I’ve been on a lot of dates. I wouldn’t say that I’ve “dated” a lot of people and part of the reason for that is because, I really like my life. I have a routine, I enjoy my work, I am healthy, I am a creature of habit, I travel a lot. So I end up going on a lot of dates, but have a really hard time committing to someone to be in my life on a more permanent basis because I don’t want to give up the beautiful things that I enjoy now. For example, sometimes I am spontaneous and might decide to take off at 4pm on a Saturday to camp somewhere three hours away. (P.S. Simone never complains.)
As much as I want a partner to share my life with, it becomes harder as I get older to fit two people who have very set ways of life and awkwardly try to mesh them together. Neither one wants to give up the freedoms and luxuries of single life. Compromise becomes more challenging the more settled you are into the beautiful adventures that you get to experience every day.

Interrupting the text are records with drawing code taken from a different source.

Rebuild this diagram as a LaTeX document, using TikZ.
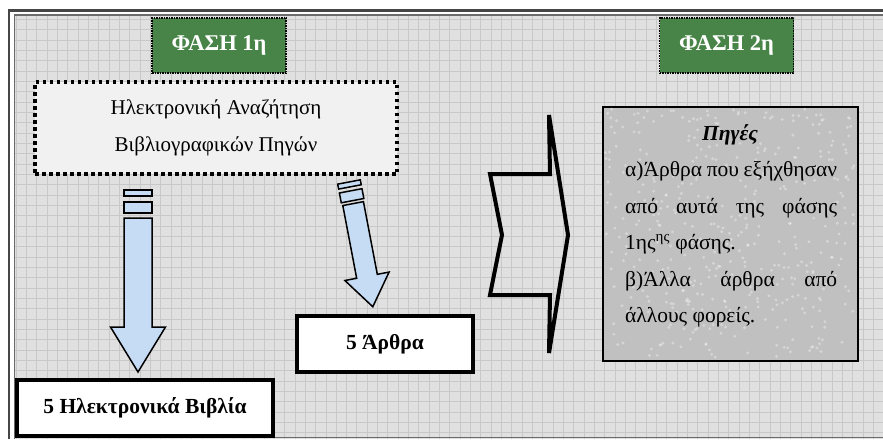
\documentclass[tikz,border=0pt]{standalone}
\usepackage{fontspec}
\setmainfont{Liberation Serif}
\usetikzlibrary{calc}

\definecolor{gridbg}{RGB}{224,224,224}
\definecolor{gridline}{RGB}{200,200,200}
\definecolor{framegray}{RGB}{70,70,70}
\definecolor{phasegreen}{RGB}{72,132,72}
\definecolor{arrowblue}{RGB}{198,220,244}
\definecolor{searchbg}{RGB}{241,241,241}
\definecolor{srcbg}{RGB}{192,192,192}

\tikzset{
  phasebox/.style={draw=black, densely dotted, line width=1.5pt, fill=phasegreen,
    text=white, font=\fontsize{22.5}{26}\selectfont\bfseries,
    minimum width=134pt, minimum height=55pt, inner sep=0pt},
  resultbox/.style={draw=black, line width=3.5pt, fill=white,
    font=\fontsize{21.5}{26}\selectfont\bfseries, minimum height=56pt, inner sep=0pt},
  blockarrow/.style={draw=black, line width=1.5pt, fill=arrowblue, line join=miter},
  srcline/.style={anchor=base west, inner sep=0pt, font=\fontsize{21.5}{26}\selectfont},
}

\begin{document}
\begin{tikzpicture}[x=1pt, y=-1pt]
    \path[use as bounding box] (0,0) rectangle (883,439);
    % Grid paper.
    \fill[gridbg] (14,15) rectangle (883,439);
    \foreach \gx in {0,...,84}
    \draw[gridline, line width=0.8pt] ({16+10.33*\gx},15) -- ({16+10.33*\gx},439);
    \foreach \gy in {0,...,41}
    \draw[gridline, line width=0.8pt] (14,{19.5+10.33*\gy}) -- (883,{19.5+10.33*\gy});
    % Border.
    \draw[framegray, line width=2.5pt] (9,439) -- (9,10.5) -- (883,10.5);
    \draw[framegray!80, line width=1.2pt] (14.5,439) -- (14.5,15) -- (883,15);
    \draw[framegray!80, line width=1pt] (14.5,437.5) -- (883,437.5);
    % Phase labels.
    \node[phasebox] (phase1) at (219,45.5) {ΦΑΣΗ 1η};
    \node[phasebox] (phase2) at (726.5,45.5) {ΦΑΣΗ 2η};
    % Phase 1.
    \node[draw=black, line width=3.5pt, dash pattern=on 3.5pt off 3.5pt, fill=searchbg,
      minimum width=362pt, minimum height=92pt, align=center,
      font=\fontsize{21}{37}\selectfont] (search) at (216,128)
      {Ηλεκτρονική Αναζήτηση\\Βιβλιογραφικών Πηγών};
    \begin{scope}[shift={(138,190)}]
      \draw[blockarrow] (-14,0) rectangle (14,6);
      \draw[blockarrow] (-14,12) rectangle (14,23);
      \draw[blockarrow] (-14,28) -- (14,28) -- (14,137) -- (27.5,137) -- (0,182)
        -- (-27.5,137) -- (-14,137) -- cycle;
    \end{scope}
    \begin{scope}[shift={(349,182)}, rotate=10.8]
      \draw[blockarrow] (-11.5,0) rectangle (11.5,5);
      \draw[blockarrow] (-11.5,9) rectangle (11.5,19);
      \draw[blockarrow] (-10.5,22) -- (10.5,22) -- (10.5,96) -- (22.5,96) -- (0,127)
        -- (-22.5,96) -- (-10.5,96) -- cycle;
    \end{scope}
    \node[resultbox, minimum width=256pt] (ebooks) at (145,408) {5 Ηλεκτρονικά Βιβλία};
    \node[resultbox, minimum width=176pt] (articles) at (385,344) {5 Άρθρα};
    % Step to phase 2.
    \draw[line width=4pt, line join=miter] (549,115) -- (568,235) -- (549,353) -- (550,295)
      -- (490,295) -- (502,235) -- (490,174) -- (550,174) -- cycle;
    % Phase 2.
    \node[draw=black, line width=1.8pt, fill=srcbg, minimum width=255pt,
      minimum height=254pt] (sources) at (730.5,234) {};
    \pgfmathsetseed{2718}
    \foreach \k in {1,...,450}
    \fill[white, opacity=0.35] ($ (sources.north west) + (3+249*rnd,3+248*rnd) $) circle(1.6pt);
    \node[srcline, anchor=base, font=\fontsize{21.5}{26}\selectfont\bfseries\itshape]
      (sources-title) at (730,140) {Πηγές};
    \foreach \mode/\txt [count=\i] in {s/α)Άρθρα που εξήχθησαν, s/από αυτά της φάσης,
      l/1ης\textsuperscript{ης} φάσης., s/β)Άλλα άρθρα από, l/άλλους φορείς.}
    \node[srcline] (sources-\i) at (625,{140+36.5*\i}) {\makebox[212pt][\mode]{\txt}};
  \end{tikzpicture}
\end{document}
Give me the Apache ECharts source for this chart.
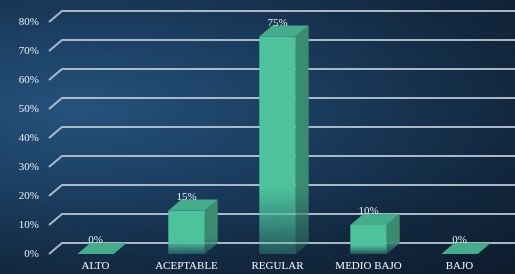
<!DOCTYPE html>
<html>
<head>
<meta charset="utf-8">
<script src="https://cdn.jsdelivr.net/npm/echarts@6/dist/echarts.min.js"></script>
<style>
html, body { margin: 0; padding: 0; }
#main {
	width: 515px; height: 274px;
	background: radial-gradient(ellipse at 15% 40%, #25527c 0%, #1b3e61 35%, #12283f 70%, #0d1b2c 100%);
}
</style>
</head>
<body>
<div id="main"></div>
<script>
var categories = ['ALTO', 'ACEPTABLE', 'REGULAR', 'MEDIO BAJO', 'BAJO'];
var values = [0, 15, 75, 10, 0];
var tickValues = [0, 10, 20, 30, 40, 50, 60, 70, 80];

var chart = echarts.init(document.getElementById('main'));
// depth of the fake 3d
var DX = 13, DY = 11;
var FONT = '"Liberation Serif", "DejaVu Serif", serif';

// back wall grid lines: short diagonal then horizontal
var renderGrid = function(params, api) {
	var cs = params.coordSys;
	var p = api.coord([0, api.value(1)]);
	var x0 = cs.x - 1;
	return {
		type: 'polyline',
		shape: { points: [[x0, p[1]], [x0 + DX, p[1] - DY], [515, p[1] - DY]] },
		style: { stroke: '#b9c6d3', lineWidth: 2, fill: null, opacity: 0.9 },
		silent: true
	};
};

var renderBar = function(params, api) {
	var top = api.coord([api.value(0), api.value(1)]);
	var base = api.coord([api.value(0), 0]);
	var w = api.size([1, 0])[0] * 0.4;
	var l = top[0] - w / 2, r = top[0] + w / 2;
	var yt = top[1], yb = base[1];
	var fade = function(c) {
		return new echarts.graphic.LinearGradient(0, 0, 0, 1, [
			{ offset: 0, color: c },
			{ offset: 0.7, color: c },
			{ offset: 1, color: echarts.color.modifyAlpha(c, 0.3) }
		]);
	};
	var children = [];
	if (yb - yt > 0.5) {
		children.push({
			type: 'polygon',
			shape: { points: [[r, yt], [r + DX, yt - DY], [r + DX, yb - DY], [r, yb]] },
			style: { fill: fade('#3a8c70') }
		});
		children.push({
			type: 'rect',
			shape: { x: l, y: yt, width: w, height: yb - yt },
			style: { fill: fade('#4dc29c') }
		});
	}
	children.push({
		type: 'polygon',
		shape: { points: [[l, yt], [l + DX, yt - DY], [r + DX, yt - DY], [r, yt]] },
		style: { fill: '#45ad8b' }
	});
	children.push({
		type: 'text',
		style: {
			text: api.value(1) + '%',
			x: top[0], y: yt - DY + 3,
			align: 'center', verticalAlign: 'bottom',
			fill: '#e8eef3', font: '11px ' + FONT
		}
	});
	return { type: 'group', children: children };
};

var option = {
	animation: false,
	grid: { left: 50, right: 10, top: 22, bottom: 20 },
	xAxis: {
		type: 'category',
		data: categories,
		axisLine: { show: false },
		axisTick: { show: false },
		axisLabel: { color: '#f2f5f8', fontFamily: FONT, fontSize: 11, margin: 7 }
	},
	yAxis: {
		type: 'value',
		min: 0, max: 80, interval: 10,
		splitLine: { show: false },
		axisLine: { show: false },
		axisTick: { show: false },
		axisLabel: { color: '#e6ecf2', fontFamily: FONT, fontSize: 11, margin: 11, formatter: '{value}%' }
	},
	series: [{
		type: 'custom',
		renderItem: renderGrid,
		data: tickValues.map(function(v) { return [0, v]; }),
		z: 1
	}, {
		type: 'custom',
		renderItem: renderBar,
		data: values.map(function(v, i) { return [i, v]; }),
		z: 2
	}]
};

chart.setOption(option);
</script>
</body>
</html>
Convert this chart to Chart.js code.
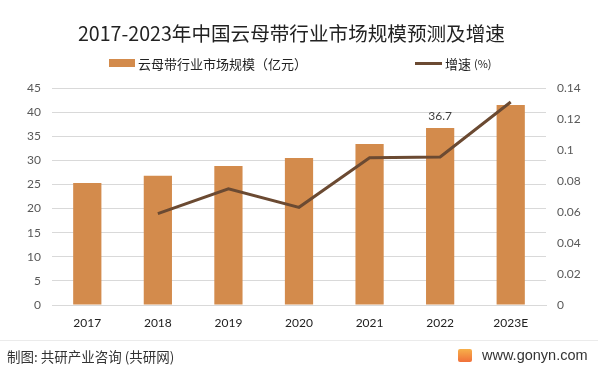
<!DOCTYPE html>
<html>
<head>
<meta charset="utf-8">
<script src="https://cdn.jsdelivr.net/npm/chart.js@4"></script>
<style>
  body { margin: 0; background: #fff; }
  #wrap { position: relative; width: 598px; height: 372px; font-family: "Noto Sans CJK SC", sans-serif; }
  #title { position: absolute; top: 18px; left: 78px; white-space: nowrap; font-size: 19.6px; line-height: 30px; color: #222; }
  .leg { position: absolute; top: 53px; height: 20px; font-size: 13px; color: #222; display: flex; align-items: center; white-space: nowrap; }
  .leg i { display: inline-block; margin-right: 3px; }
  #footer-line { position: absolute; top: 340px; left: 0; width: 598px; height: 1px; background: #ebebeb; }
  #src { position: absolute; top: 346px; left: 7px; font-size: 13.5px; line-height: 20px; color: #333; }
  #site { position: absolute; top: 345px; left: 458px; height: 20px; font-size: 14.5px; color: #333; display: flex; align-items: center; font-family: "Liberation Sans", sans-serif; }
  #site b { display: inline-block; width: 14px; height: 13px; background: linear-gradient(#f7b04a, #f0703a); border-radius: 2px; margin-right: 10px; }
</style>
</head>
<body>
<div id="wrap">
  <canvas id="chart" width="598" height="372"></canvas>
  <div id="title">2017-2023年中国云母带行业市场规模预测及增速</div>
  <div class="leg" style="left:109px"><i style="width:26px;height:8px;background:#D38B4C"></i>云母带行业市场规模（亿元）</div>
  <div class="leg" style="left:415px"><i style="width:27px;height:3px;background:#6B4A32"></i>增速 <span style="font-size:11px;margin-left:3px">(%)</span></div>
  <div id="footer-line"></div>
  <div id="src">制图: 共研产业咨询 (共研网)</div>
  <div id="site"><b></b>www.gonyn.com</div>
</div>
<script>
// Data
const years = ['2017', '2018', '2019', '2020', '2021', '2022', '2023E'];
const marketSize = [25.3, 26.8, 28.8, 30.5, 33.4, 36.7, 41.5];
const growthRate = [null, 0.059, 0.075, 0.063, 0.095, 0.0955, 0.131];
const showLabel = [false, false, false, false, false, true, false];
const leftTicks = [0, 5, 10, 15, 20, 25, 30, 35, 40, 45];
const rightTicks = [0, 0.02, 0.04, 0.06, 0.08, 0.1, 0.12, 0.14];

const tickFont = { family: 'Lato', size: 12 };

// draws the value above the chosen bars
const barLabels = {
  id: 'barLabels',
  afterDatasetsDraw(chart) {
    const ctx = chart.ctx;
    const meta = chart.getDatasetMeta(1);
    ctx.save();
    ctx.font = '12px Lato';
    ctx.fillStyle = '#404040';
    ctx.textAlign = 'center';
    ctx.textBaseline = 'bottom';
    meta.data.forEach((bar, i) => {
      if (showLabel[i]) ctx.fillText(marketSize[i], bar.x, bar.y - 6);
    });
    ctx.restore();
  }
};

new Chart(document.getElementById('chart'), {
  data: {
    labels: years,
    datasets: [
      {
        type: 'line',
        label: '增速 (%)',
        data: growthRate,
        yAxisID: 'y1',
        borderColor: '#6B4A32',
        borderWidth: 3,
        pointRadius: 0,
        tension: 0,
        order: 0
      },
      {
        type: 'bar',
        label: '云母带行业市场规模（亿元）',
        data: marketSize,
        yAxisID: 'y',
        backgroundColor: '#D38B4C',
        categoryPercentage: 1,
        barPercentage: 0.4,
        order: 1
      }
    ]
  },
  options: {
    responsive: false,
    animation: false,
    layout: { padding: { top: 88, left: 0, right: 0, bottom: 0 } },
    plugins: { legend: { display: false }, tooltip: { enabled: false } },
    scales: {
      x: {
        grid: { display: false, drawTicks: false },
        border: { color: '#d9d9d9' },
        ticks: { color: '#222', font: tickFont, padding: 11 },
        afterFit(scale) { scale.height = 67; }
      },
      y: {
        position: 'left',
        min: 0,
        max: 45,
        afterBuildTicks(scale) { scale.ticks = leftTicks.map(v => ({ value: v })); },
        grid: { color: '#d9d9d9', drawTicks: false },
        border: { display: false },
        ticks: { color: '#595959', font: tickFont, padding: 11 },
        afterFit(scale) { scale.width = 52; }
      },
      y1: {
        position: 'right',
        min: 0,
        max: 0.14,
        afterBuildTicks(scale) { scale.ticks = rightTicks.map(v => ({ value: v })); },
        grid: { display: false, drawTicks: false },
        border: { display: false },
        ticks: {
          color: '#595959',
          font: tickFont,
          padding: 11,
          callback: (v) => String(+v.toFixed(2))
        },
        afterFit(scale) { scale.width = 52; }
      }
    }
  },
  plugins: [barLabels]
});
</script>
</body>
</html>
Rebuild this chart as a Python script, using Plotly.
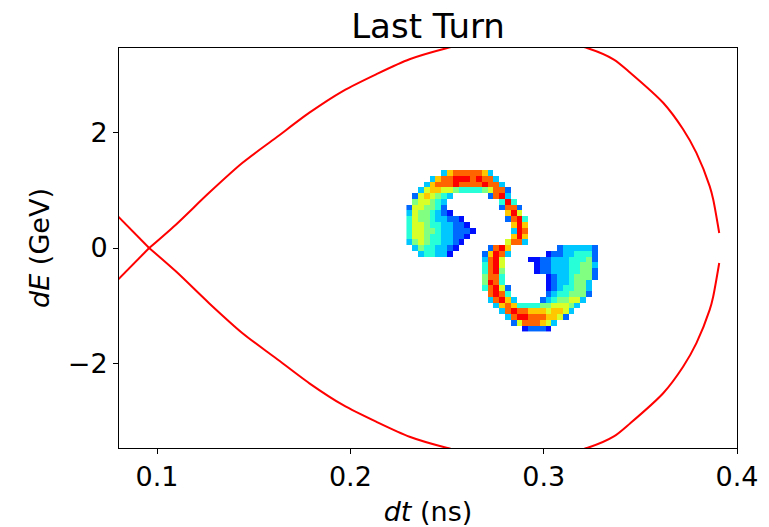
import plotly.graph_objects as go

# ---- separatrix ----
# outer branch left of the unstable fixed point
sep_left_dt = [0.0780, 0.0959]
sep_left_dE_upper = [0.61, 0.0]
sep_left_dE_lower = [-0.61, 0.0]
# bucket branch
sep_dt = [0.0959, 0.1097, 0.1269, 0.1442, 0.1615, 0.1788, 0.1961, 0.2133,
          0.2306, 0.2497, 0.2650, 0.2850, 0.3050, 0.3228, 0.3363, 0.3448, 0.3618,
          0.3721, 0.3790, 0.3859, 0.3877, 0.3908]
sep_dE_upper = [0.0, 0.405, 0.957, 1.478, 1.913, 2.348, 2.723, 3.014,
                3.275, 3.466, 3.58, 3.64, 3.60, 3.466, 3.27, 3.04, 2.52,
                2.06, 1.65, 1.07, 0.84, 0.26]
sep_dE_lower = [0.0, -0.405, -0.957, -1.478, -1.913, -2.348, -2.723, -3.014,
                -3.275, -3.466, -3.58, -3.64, -3.60, -3.466, -3.27, -3.04, -2.52,
                -2.06, -1.65, -1.07, -0.84, -0.26]

# ---- particle density histogram (bin centres + levels) ----
hist_dt = [0.2305, 0.2335, 0.2365, 0.2395, 0.2425, 0.2455, 0.2485, 0.2515, 0.2545,
           0.2575, 0.2605, 0.2635, 0.2665, 0.2695, 0.2725, 0.2755, 0.2785, 0.2815,
           0.2845, 0.2875, 0.2905, 0.2935, 0.2965, 0.2995, 0.3025, 0.3055, 0.3085,
           0.3115, 0.3145, 0.3175, 0.3205, 0.3235, 0.3265, 0.3295]
hist_dE = [1.4, 1.3, 1.2, 1.1, 1.0, 0.9, 0.8, 0.7, 0.6, 0.5, 0.4, 0.3, 0.2, 0.1, 0.0,
           -0.1, -0.2, -0.3, -0.4, -0.5, -0.6, -0.7, -0.8, -0.9, -1.0, -1.1, -1.2,
           -1.3, -1.4]
hist_levels = [
    "..................................",
    "......378888873...................",
    "....378899989883..................",
    "...37888988889883.................",
    "..3677665444456882................",
    ".2676543......2893................",
    ".566543.........494...............",
    "2665542.........2882..............",
    "36554321.........796..............",
    "4655433221.......2894.............",
    "46654433221.......797.............",
    "466554332221......398.............",
    "46654433221.......797.............",
    "3565443321.......6883.............",
    ".35443321.....2897........2333332.",
    "..344331.....27983......122334442.",
    ".............3896....112233344452.",
    ".............4896.....12233344553.",
    ".............4895.....12233344552.",
    ".............5884.......123345552.",
    ".............5984.......12334553..",
    ".............48962......12344553..",
    "..............8984......23445552..",
    "..............38973....23455663...",
    "...............378744445566653....",
    "................3898877767763.....",
    ".................38998887762......",
    "..................26888763........",
    "....................12221.........",
]

z = [[None if ch == "." else int(ch) for ch in row] for row in hist_levels]

jet_part = [[0.0, "#0010ff"], [0.16, "#0080ff"], [0.32, "#00ffff"], [0.5, "#80ff80"],
            [0.68, "#ffff00"], [0.84, "#ff8000"], [1.0, "#ff0000"]]

fig = go.Figure()
fig.add_trace(go.Heatmap(x=hist_dt, y=hist_dE, z=z, zmin=1, zmax=9,
                         colorscale=jet_part, showscale=False, hoverinfo="skip"))
line_style = dict(color="#ff0000", width=2)
fig.add_trace(go.Scatter(x=sep_left_dt, y=sep_left_dE_upper, mode="lines",
                         line=line_style, showlegend=False))
fig.add_trace(go.Scatter(x=sep_left_dt, y=sep_left_dE_lower, mode="lines",
                         line=line_style, showlegend=False))
fig.add_trace(go.Scatter(x=sep_dt, y=sep_dE_upper, mode="lines",
                         line=dict(line_style, shape="spline", smoothing=0.8),
                         showlegend=False))
fig.add_trace(go.Scatter(x=sep_dt, y=sep_dE_lower, mode="lines",
                         line=dict(line_style, shape="spline", smoothing=0.8),
                         showlegend=False))

font_family = "DejaVu Sans"
axis_common = dict(showgrid=False, zeroline=False, showline=True, mirror=True,
                   linecolor="#000000", linewidth=1, ticks="outside", ticklen=5,
                   tickwidth=1, tickcolor="#000000", automargin=False,
                   tickfont=dict(family=font_family, size=27, color="#000000"))

W, H = 769, 527
fig.update_layout(
    width=W, height=H,
    margin=dict(l=119, r=32, t=48, b=79),
    paper_bgcolor="white", plot_bgcolor="white",
    title=dict(text="Last Turn", x=0.5, xref="paper", y=1 - 26 / H, yref="container",
               yanchor="middle", xanchor="center",
               font=dict(family=font_family, size=34, color="#000000")),
    xaxis=dict(range=[0.0803, 0.4], tickvals=[0.1, 0.2, 0.3, 0.4],
               ticktext=["0.1", "0.2", "0.3", "0.4"],
               title=dict(text="<i>dt</i> (ns)", standoff=18,
                          font=dict(family=font_family, size=27, color="#000000")),
               **axis_common),
    yaxis=dict(range=[-3.47, 3.47], tickvals=[-2, 0, 2],
               ticktext=["\u22122", "0", "2"],
               title=dict(text="<i>dE</i> (GeV)", standoff=10,
                          font=dict(family=font_family, size=27, color="#000000")),
               **axis_common),
)

# remove the default 8px page margin so the figure fills the window exactly
fig.write_html("out.html", config={"displayModeBar": False},
               post_script="document.body.style.margin='0px';")
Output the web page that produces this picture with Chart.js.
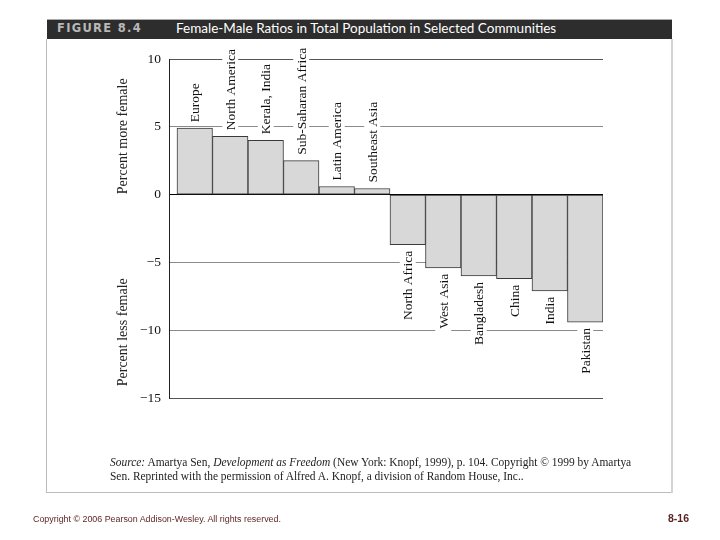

I also had a wise friend once tell me that I didn’t go through the pain of a divorce to settle. So I am not planning to.
I am happy.
I hesitated to put this point in here, because I do not want to give the impression that I was unhappy in my marriage. That just wouldn’t be true. Every marriage has ups and downs, but my memories of mine are mostly positive. With that said, there were several very difficult years at the end where I felt like I was in a cloud of fog, desperately trying to merely exist.
I remember very vividly a couple of months after the divorce where I literally woke up one morning and realized for the first time in years that I was happy. I hadn’t felt that feeling for so long that I had almost forgotten it existed. It caught me completely by surprise. I thought for sure that I would end up an old jaded divorcée. But no. The world was bright and beautiful and once I came out of that fog to see it, there was nothing more magical in the world than that feeling.
When I want to do something, I can just do it.
The freedoms of being single are pretty awesome. I eventually do want in partner in life, but until then… man, I’m going to have no problem enjoying this. As mentioned earlier, I can be very spontaneous, and single life allows for that to be completely acceptable.
I bought tickets to Guatemala on a lunch break. I went to China to visit my parents. Sometimes I fly to Minnesota for a weekend. I often take off to camp randomly, even if it’s wayyyyy too cold to camp. (Simone rolls with it.) If it’s snowing outside, I immediately go play in it. I stay out late. Or go to bed at 8pm. Or eat a whole pint of Ben & Jerry’s. Or forget to eat at all because I’m climbing a fucking mountain. And then run the whole way down because it’s fun and it feels like you are skiing on the sand and no, I don’t have to wait for anyone else to catch up.
It is a great feeling to not have to report to another person and literally just do whatever your heart desires. I plan on eating that up for a while.
Note: relationships are beautiful in a different way, I am in no way bashing them.
I still feel like life cheated me.
I am so grateful for who I am and how I have grown over the last several years. I am so much more at peace and have become a softer and a more loving person. Yet, every once and a while, I still get this pain that this is not what I signed up for. This is not the life I chose. It is not out of a dislike of my current life, I am actually incredibly grateful for where I am. But it’s the fact that I lost control, that I lost my power and this was what happened. I’m sure this is an emotion that I will continue to grapple with as the years go on.
I am a better person.
As I said in the above paragraph, I really am a better person. It’s unfortunate that this is how it is, but pain makes me better. There is nothing that will refine like fire. Sometimes I hope that my divorce was the most painful thing that I will have to ever go through and now it’s done and out of the way. But in reality, it probably isn’t the most painful thing. And that also means that I will probably become an ever better person after the next painful thing I experience. I hate the pain, but I also welcome it, because I’ve seen the results.